Greatworks.org.uk carried on this idea. It was initially set up more as a homepage, to ensure publication of a sequence IL, constructed rigorously as a matrix, therefore begging for hypertext rather than linear print. So why not see if anyone else could be published, too? This element grew rapidly. I published on the Web material sent in to and chosen by me, (some requested) to give a deliberately heterogeneous assemblage, varying between intriguingly innovative practices, and effective and direct modernist annotations on our world. Think of Great Works as a constantly changing sample of what some people were writing, filtered through the attention and tastes of its editor, with an ever increasing bank of material appended relevant to what was published. As a professional teacher (in Further Education) the urge to give more information could never be resisted, and lists of links were soon built up.

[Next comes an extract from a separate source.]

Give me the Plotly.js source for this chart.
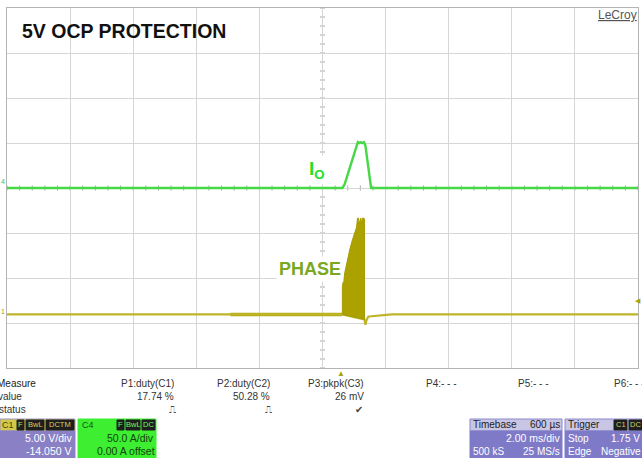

Between 2006 and 2011, Great Works was produced as discrete issues, roughly once or twice twice a year, until personal circumstances and some sense of dissatisfaction with the project led to its hibernation. A separate site, www.modernpoetry.org.uk, had been set up, laden with information about the sort of poetry (in its British context), I published. This too fell into slumber, despite attempts to see if others would be willing to assist or even take it over: I had kept on being told how useful the site was.

So here we are again — back to what is at present largely conceived as a glorified homepage, with the object of selling the first (and maybe only! Don't send your MSS in!) publication this millennium from Great Works, the volume Within These Latter Days, a Second Life. I have found that though people used and responded to the site as a magazine, the couple of long sequences I had placed on the site, which was best way of embodying their complexity of form — hypertext predates the the Web remember — well, they might as well have been sealed in lead coffins for any sense of their being read. Books plainly have a much greater chance of being revoewed and responded to.

I'll keep up the Archive, and foreground material from it I wish to publicise. I even plan to get a leaner www.modernpoetry.org.uk up and running, not obsessed with logging every bloody website & manifestation. Though at a certain stage I shall, I guess, just be too old, too cut off from the new things that bring rebirth and hope to make it worthwhile. Not yet, though: there may for a while be something to watch out for here.